Dans l’Antiquité grecque, Pyrrhon d’Elis fut le premier à faire du scepticisme une philosophie à part entière. À la Renaissance, Montaigne adopte pour devise “Que sais-je ?”. L’erreur étant à ce point inévitable, il prône la suspension de tout jugement. Plus tard, David Hume recommande, puisque nous ne pouvons atteindre la certitude, de faire la meilleure estimation possible des réalités qui se trouvent sous nos yeux. Le scepticisme peut être historique, moral, religieux, scientifique. Le scepticisme absolu a un côté paradoxal, car il s’apparente à une forme de… dogmatisme.
Lorsque le refus de tout dogmatisme revient à admettre la relativité de la connaissance humaine, autrement dit à nier la possibilité d’atteindre à l’objectivité et à l’universalité, on parle de relativisme. Il n’existe pas de références absolues mais des points de vue différents liés à la grande diversité du contexte et des circonstances, et équivalents entre eux. Nos valeurs sont bonnes pour nous, mais le sont-elles pour d’autres ? Premier penseur relativiste, le sophiste Protagoras, rapporté par Platon, disait déjà : “L’homme est la mesure de toute chose”.
En résumé, pour le dogmatique, la vérité existe et il prétend la connaître, pour le sceptique, la vérité existe mais on ne peut la connaître et pour le relativiste, la vérité n’existe tout simplement pas.

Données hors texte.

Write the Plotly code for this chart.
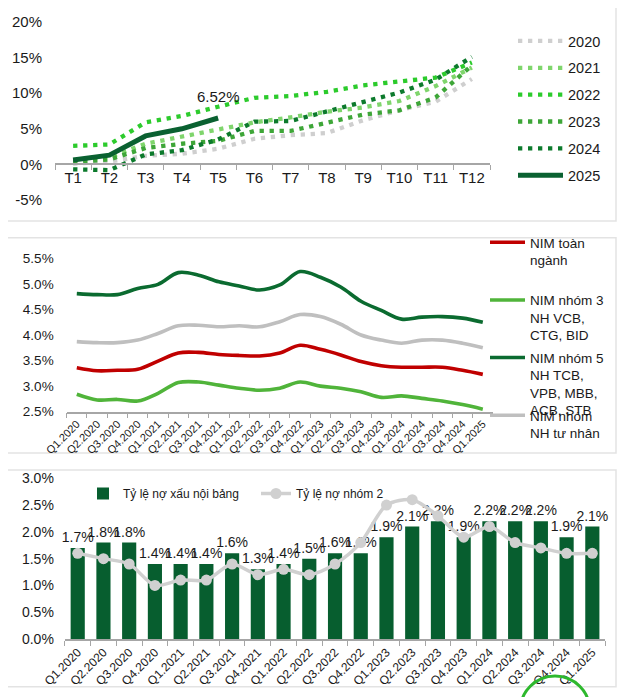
import plotly.graph_objects as go

W, H = 630, 697
OFF = 8  # page body margin offset
FONT = "Liberation Sans, Arial, sans-serif"

def fx(p):
    return (p - OFF) / W

def fy(p):
    return 1 - (p - OFF) / H

# ---------------- Panel 1 data: credit growth YTD by month ----------------
months = ["T1", "T2", "T3", "T4", "T5", "T6", "T7", "T8", "T9", "T10", "T11", "T12"]
y2020 = [0.1, 0.4, 1.2, 1.5, 2.2, 3.6, 4.1, 4.4, 6.2, 7.6, 8.8, 12.0]
y2021 = [0.6, 1.0, 2.9, 3.9, 4.75, 5.9, 6.6, 7.4, 8.0, 8.9, 11.0, 13.6]
y2022 = [2.6, 2.8, 5.9, 6.8, 8.1, 9.35, 9.6, 10.2, 11.1, 11.65, 12.2, 14.3]
y2023 = [0.3, 0.7, 2.3, 2.9, 3.3, 4.7, 4.7, 5.8, 7.0, 7.6, 9.4, 13.9]
y2024 = [-0.7, -0.8, 1.4, 2.0, 3.5, 6.0, 6.1, 7.4, 8.8, 10.1, 11.9, 15.1]
y2025 = [0.63, 1.3, 4.0, 5.0, 6.52]
year_names = ["2020", "2021", "2022", "2023", "2024"]
year_colors = ["#cfcfcf", "#7fd56c", "#2ccb2c", "#3ea638", "#0c7a2c"]
color_2025 = "#0a6131"

# ---------------- Panel 2 data: NIM ----------------
quarters = ["Q1.2020", "Q2.2020", "Q3.2020", "Q4.2020", "Q1.2021", "Q2.2021", "Q3.2021",
            "Q4.2021", "Q1.2022", "Q2.2022", "Q3.2022", "Q4.2022", "Q1.2023", "Q2.2023",
            "Q3.2023", "Q4.2023", "Q1.2024", "Q2.2024", "Q3.2024", "Q4.2024", "Q1.2025"]
nim_all = [3.36, 3.30, 3.31, 3.33, 3.49, 3.65, 3.66, 3.62, 3.60, 3.59, 3.65, 3.80, 3.72,
           3.61, 3.48, 3.40, 3.37, 3.37, 3.37, 3.31, 3.23]
nim_g3 = [2.84, 2.73, 2.74, 2.71, 2.86, 3.07, 3.08, 3.02, 2.96, 2.92, 2.96, 3.08, 3.00,
          2.96, 2.89, 2.78, 2.81, 2.76, 2.71, 2.64, 2.55]
nim_g5 = [4.81, 4.79, 4.79, 4.91, 4.99, 5.22, 5.17, 5.04, 4.96, 4.88, 4.98, 5.24, 5.13,
          4.94, 4.66, 4.48, 4.31, 4.35, 4.36, 4.33, 4.25]
nim_pvt = [3.87, 3.85, 3.85, 3.90, 4.03, 4.18, 4.19, 4.16, 4.18, 4.16, 4.26, 4.40, 4.36,
           4.21, 4.00, 3.90, 3.84, 3.90, 3.90, 3.84, 3.75]
nim_names = ["NIM toàn<br>ngành", "NIM nhóm 3<br>NH VCB,<br>CTG, BID",
             "NIM nhóm 5<br>NH TCB,<br>VPB, MBB,<br>ACB, STB", "NIM nhóm<br>NH tư nhân"]
nim_colors = ["#c00000", "#50b43a", "#0b6b30", "#bfbfbf"]

# ---------------- Panel 3 data: NPL ----------------
npl = [1.7, 1.8, 1.8, 1.4, 1.4, 1.4, 1.6, 1.3, 1.4, 1.5, 1.6, 1.6, 1.9, 2.1, 2.2, 1.9,
       2.2, 2.2, 2.2, 1.9, 2.1]
group2 = [1.6, 1.5, 1.4, 1.0, 1.1, 1.1, 1.4, 1.2, 1.3, 1.2, 1.4, 1.8, 2.5, 2.6, 2.3, 1.9,
          2.1, 1.8, 1.7, 1.6, 1.6]

fig = go.Figure()

# Panel 1 traces
for name, vals, col in zip(year_names, [y2020, y2021, y2022, y2023, y2024], year_colors):
    fig.add_trace(go.Scatter(
        x=months, y=vals, name=name, mode="lines",
        line=dict(color=col, width=4.3, dash="4.3px,5.7px"),
        xaxis="x", yaxis="y", legend="legend", legendgroup=name))
fig.add_trace(go.Scatter(
    x=months[:len(y2025)], y=y2025, name="2025", mode="lines",
    line=dict(color=color_2025, width=5),
    xaxis="x", yaxis="y", legend="legend", legendgroup="2025"))

# Panel 2 traces
nim_series = [nim_all, nim_g3, nim_g5, nim_pvt]
legend_ids = ["legend2", "legend3", "legend4", "legend5"]
for name, vals, col, lg in zip(nim_names, nim_series, nim_colors, legend_ids):
    fig.add_trace(go.Scatter(
        x=quarters, y=vals, name=name, mode="lines",
        line=dict(color=col, width=3.6, shape="spline", smoothing=1.0),
        xaxis="x2", yaxis="y2", legend=lg))

# Panel 3 traces
fig.add_trace(go.Bar(
    x=quarters, y=npl, name="Tỷ lệ nợ xấu nội bảng",
    marker=dict(color="#075e2f"),
    text=[f"{v:.1f}%" for v in npl], textposition="outside", constraintext="none",
    textfont=dict(size=14, color="#1a1a1a", family=FONT), cliponaxis=False,
    xaxis="x3", yaxis="y3", legend="legend6"))
fig.add_trace(go.Scatter(
    x=quarters, y=group2, name="Tỷ lệ nợ nhóm 2", mode="lines+markers",
    line=dict(color="#d0d0d0", width=3.5, shape="spline", smoothing=0.8),
    marker=dict(color="#d0d0d0", size=11),
    xaxis="x3", yaxis="y3", legend="legend6"))

# annotation for 2025 last value
fig.add_annotation(x=months[len(y2025) - 1], y=y2025[-1], xref="x", yref="y",
                   text=f"{y2025[-1]:.2f}%", showarrow=False, yshift=21,
                   font=dict(size=15, color="#1a1a1a", family=FONT))

axis_line = "#a6a6a6"
tickfont = dict(family=FONT, color="#1a1a1a")

# Panel 1 axes
p1_dom = [fy(200), fy(22)]
p1_range = [-5, 20]
zero_pos = p1_dom[0] + (p1_dom[1] - p1_dom[0]) * (0 - p1_range[0]) / (p1_range[1] - p1_range[0])

common_x = dict(type="category", showline=True, linecolor=axis_line, linewidth=1.5,
                ticks="outside", tickson="boundaries", ticklen=5, tickcolor=axis_line,
                showgrid=False, zeroline=False, automargin=False)
common_y = dict(showgrid=False, zeroline=False, showline=False, automargin=False, ticks="")

fig.update_layout(
    template="none",
    width=W, height=H,
    margin=dict(l=0, r=0, t=0, b=0, pad=0),
    paper_bgcolor="white", plot_bgcolor="white",
    font=dict(family=FONT, color="#1a1a1a"),
    bargap=0.45,
    xaxis=dict(domain=[fx(55), fx(490)], anchor="free", position=zero_pos,
               range=[-0.5, len(months) - 0.5],
               tickfont=dict(size=15, **tickfont), **common_x),
    yaxis=dict(domain=p1_dom, range=p1_range, tickvals=[-5, 0, 5, 10, 15, 20],
               ticktext=["-5%", "0%", "5%", "10%", "15%", "20%"], ticklabelstandoff=12,
               tickfont=dict(size=15, **tickfont), **common_y),
    xaxis2=dict(domain=[fx(66.65), fx(492.95)], anchor="y2", tickangle=-45,
                range=[-0.5, len(quarters) - 0.5],
                tickfont=dict(size=11, **tickfont), **common_x),
    yaxis2=dict(domain=[fy(411.7), fy(258.3)], range=[2.5, 5.5], anchor="x2",
                tickvals=[2.5, 3.0, 3.5, 4.0, 4.5, 5.0, 5.5],
                ticktext=["2.5%", "3.0%", "3.5%", "4.0%", "4.5%", "5.0%", "5.5%"],
                ticklabelstandoff=12, tickfont=dict(size=13.5, **tickfont), **common_y),
    xaxis3=dict(domain=[fx(64.85), fx(605.2)], anchor="y3", tickangle=-45,
                range=[-0.5, len(quarters) - 0.5],
                tickfont=dict(size=12, **tickfont), **common_x),
    yaxis3=dict(domain=[fy(639), fy(478.3)], range=[0, 3.0], anchor="x3",
                tickvals=[0, 0.5, 1.0, 1.5, 2.0, 2.5, 3.0],
                ticktext=["0.0%", "0.5%", "1.0%", "1.5%", "2.0%", "2.5%", "3.0%"],
                ticklabelstandoff=10, tickfont=dict(size=14, **tickfont), **common_y),
    legend=dict(x=fx(513), y=fy(25), xanchor="left", yanchor="top",
                bgcolor="rgba(0,0,0,0)", itemwidth=45, tracegroupgap=5,
                font=dict(size=14.5, family=FONT, color="#1a1a1a")),
)

leg2_y = [243, 300.7, 358.3, 416]
for lg, yy in zip(legend_ids, leg2_y):
    fig.update_layout({lg: dict(x=fx(485), y=fy(yy - 16), xanchor="left", yanchor="top",
                                bgcolor="rgba(0,0,0,0)", itemwidth=35, valign="top",
                                font=dict(size=13.5, family=FONT, color="#1a1a1a"))})

fig.update_layout(legend6=dict(x=fx(83), y=fy(479), xanchor="left", yanchor="top",
                               orientation="h", bgcolor="rgba(0,0,0,0)",
                               entrywidth=128, entrywidthmode="pixels",
                               font=dict(size=12, family=FONT, color="#1a1a1a")))

# panel frames
frames = [(-3, 5, 616, 221), (-3, 237.7, 616, 453), (-3, 470, 616, 686.7)]
for x0, y0, x1, y1 in frames:
    fig.add_shape(type="rect", xref="paper", yref="paper",
                  x0=fx(x0), x1=fx(x1), y0=fy(y1), y1=fy(y0),
                  line=dict(color="#e3e3e3", width=1.5), layer="below")

# green circle highlight at the bottom right
fig.add_shape(type="circle", xref="paper", yref="paper",
              x0=fx(520), x1=fx(590), y0=fy(746), y1=fy(676),
              line=dict(color="#2db82d", width=3))

fig.write_html("out.html")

Suivons alors Marcel Conche qui, dans Montaigne ou la conscience heureuse, écrit : “On ne sera pas sceptique, car on formera une opinion et on n’hésitera pas à la donner ; on ne sera pas dogmatique, car on ne prétendra pas exprimer la vérité, mais seulement ce qui, pour nous, à un moment donné en a l’apparence.”
Définitions
Le dogmatisme est une conception philosophique selon laquelle il existe une vérité objective, voire absolue, que l’on peut connaître avec certitude.
Le scepticisme est une doctrine selon laquelle l’homme ne peut prétendre à une vérité absolue ou permanente et qui prône l’examen critique et la remise en question des croyances.